Tesla shareholders are loving this rally. The company is expected to announce a huge Q4 next week, and expectations will be very high. We saw recently that even a large beat and good guidance from Twitter (NYSE:TWTR) wasn't enough as the stock had gotten way ahead of itself. I'm not arguing that will be the case with Tesla, but shares are up about $60 in just a couple of weeks. If shares and estimates continue to rise into earnings, this could be another case of "buy the rumor, sell the news". Investors must consider rising estimates, lower short interest, and potential dilution when looking at Tesla. I'm still a believer in the future of Tesla, and I do think shares will go higher in the next couple of months. However, Tesla has been on quite a ride lately, and now the company must deliver. I expect shares to be volatile, and those looking to buy wouldn't be dumb if they waited for a pullback. I don't mean for this article to be negative, not in the slightest. In the end, Tesla bulls have gotten the rally they wanted, but if the company doesn't deliver, this blessing will soon become a curse due to extremely high expectations.

Disclosure: I have no positions in any stocks mentioned, and no plans to initiate any positions within the next 72 hours. I wrote this article myself, and it expresses my own opinions.

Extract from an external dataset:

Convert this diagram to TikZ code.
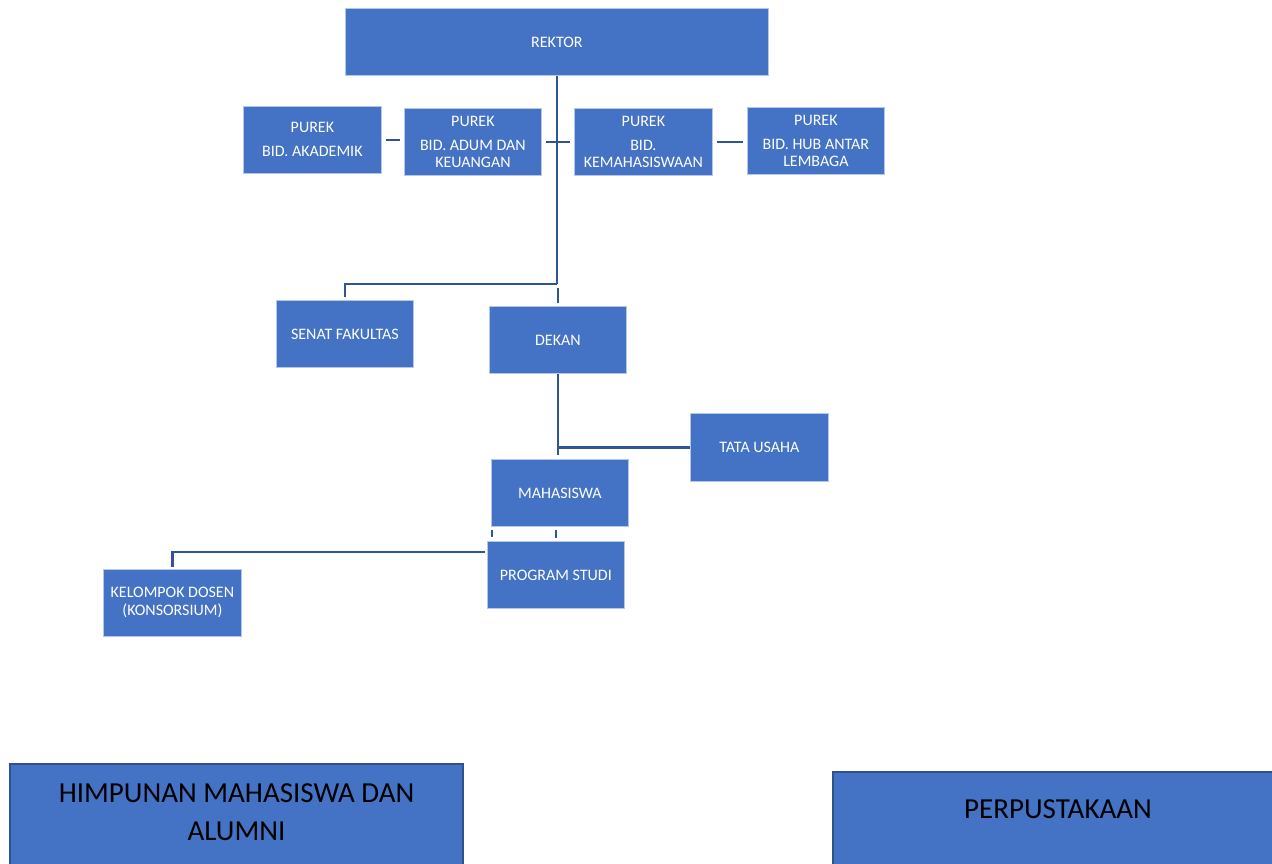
\documentclass[tikz,border=0pt]{standalone}
\usepackage{fontspec}
\setmainfont{Carlito}
\usetikzlibrary{calc}
\definecolor{boxfill}{HTML}{4472C4}
\definecolor{boxedge}{HTML}{B4C7E7}
\definecolor{bigedge}{HTML}{2F528F}
\definecolor{linecol}{HTML}{2F5597}
\tikzset{
  orgbox/.style={rectangle, fill=boxfill, draw=boxedge, line width=0.8pt, inner sep=0pt,
    anchor=north west, minimum width=137pt, minimum height=67pt, text=white,
    align=center, font=\fontsize{16}{17.5}\selectfont},
  bigbox/.style={rectangle, fill=boxfill, draw=bigedge, line width=2pt, inner sep=0pt, anchor=north west},
  bigtext/.style={text=black, align=center, font=\fontsize{29}{38}\selectfont, inner sep=0pt},
  conn/.style={draw=linecol, line width=2.6pt}
}
\begin{document}
\begin{tikzpicture}[x=1pt,y=-1pt]
\useasboundingbox (0,0) rectangle (1272,863);
\clip (0,0) rectangle (1272,863);
\fill[white] (0,0) rectangle (1272,863);
% boxes
\node[orgbox, minimum width=423pt] (rektor) at (345,8) {REKTOR};
\node[orgbox, minimum width=138pt] (ak) at (243,106) {PUREK\\[6.5pt]BID. AKADEMIK};
\node[orgbox] (adum) at (404,108) {PUREK\\[6.5pt]BID. ADUM DAN\\KEUANGAN};
\node[orgbox, minimum width=138pt] (kema) at (574,108) {PUREK\\[6.5pt]BID.\\KEMAHASISWAAN};
\node[orgbox] (hub) at (747,107) {PUREK\\[6.5pt]BID. HUB ANTAR\\LEMBAGA};
\node[orgbox] (senat) at (276,300) {SENAT FAKULTAS};
\node[orgbox] (dekan) at (489,306) {DEKAN};
\node[orgbox, minimum width=138pt, minimum height=68pt] (tata) at (690,413) {TATA USAHA};
\node[orgbox] (maha) at (491,459) {MAHASISWA};
\node[orgbox] (prog) at (487,541) {PROGRAM STUDI};
\node[orgbox, minimum width=138pt, font=\fontsize{16}{18}\selectfont] (kel) at (103,569) {KELOMPOK DOSEN\\(KONSORSIUM)};
% big boxes
\node[bigbox, minimum width=453pt, minimum height=130pt] (himp) at (9,763) {};
\node[bigtext, anchor=north] (himptext) at ($(himp.north)+(0,20)$) {HIMPUNAN MAHASISWA DAN\\ALUMNI};
\node[bigbox, minimum width=480pt, minimum height=130pt] (perp) at (832,771) {};
\node[bigtext, anchor=base] (perptext) at (1058,818) {PERPUSTAKAAN};
% connectors
\coordinate (j1) at ($(rektor.south)+(0,208)$);
\draw[conn] (rektor.south) -- (j1);
\draw[conn] (j1) -| ($(senat.north)+(0,-3)$);
\draw[conn] ($(j1 -| dekan.north)+(0,4)$) -- ($(dekan.north)+(0,-3)$);
\draw[conn, shorten <=4pt, shorten >=4pt] (ak.east) -- (ak.east -| adum.west);
\draw[conn, shorten <=4pt, shorten >=4pt] (adum.east) -- (adum.east -| kema.west);
\draw[conn, shorten <=4pt, shorten >=4pt] (kema.east) -- (kema.east -| hub.west);
\draw[conn] (dekan.south) -- ($(maha.north -| dekan.south)+(0,-4)$);
\draw[conn] (tata.west) -- (tata.west -| dekan.south);
\draw[conn] ($(maha.south west)+(1,3)$) -- ($(prog.north west)+(5,-4)$);
\draw[conn] ($(prog.north)+(0,-3)$) -- ($(prog.north |- maha.south)+(0,3)$);
\draw[conn] ($(prog.north west)+(-2,11)$) -| ($(kel.north)+(0,-2)$);
\end{tikzpicture}
\end{document}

I am not receiving compensation for it (other than from Seeking Alpha). I have no business relationship with any company whose stock is mentioned in this article.

Additional disclosure: Investors are always reminded that before making any investment, you should do your own proper due diligence on any name directly or indirectly mentioned in this article. Investors should also consider seeking advice from a broker or financial adviser before making any investment decisions. Any material in this article should be considered general information, and not relied on as a formal investment recommendation.